Japan and the United States are arranging to ship a second batch of 12 MV-22 Osprey aircraft in July, likely to a Marine Corps base in the Chugoku region before their deployment in Okinawa, sources close to bilateral relations revealed Saturday.

As with the first group of 12 tilt-rotor MV-22s that arrived last year, the new aircraft are likely to be stationed temporarily at U.S. Marine Corps Air Station Iwakuni, Yamaguchi Prefecture, and then transported to the U.S. Futenma base on Okinawa Island after undergoing test flights and maintenance, the sources said.

Tokyo and Washington will expedite talks on when to move the hybrid transport planes to U.S. Marine Corps Air Station Futenma in the city of Ginowan.
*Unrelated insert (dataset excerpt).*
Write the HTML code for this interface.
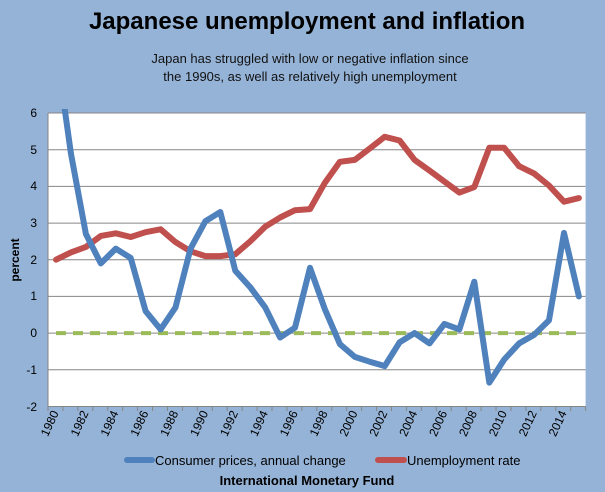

The Marine Corps plans to deploy a total of 24 Ospreys at the facility by 2014 to replace aging CH-46 Sea Knight transport helicopters.

The first batch of MV-22s arrived at Iwakuni last July and remained grounded for around two months while Tokyo reviewed U.S. investigations into two overseas crashes that year involving Ospreys to determine whether they were fit to fly in Japan. In spite of persistent local concerns about the aircraft's safety record, the 12 Ospreys, which take off and land vertically, were deployed at the Futenma air station last October.

The U.S. government proposed shipping the second batch directly to Okinawa but Tokyo expressed reluctance, fearing the move would further roil local sentiment against the deployment, according to the sources.

Washington then agreed to first send the Ospreys to the Iwakuni base, they said. Like the first batch, the aircraft are expected to be shipped from California.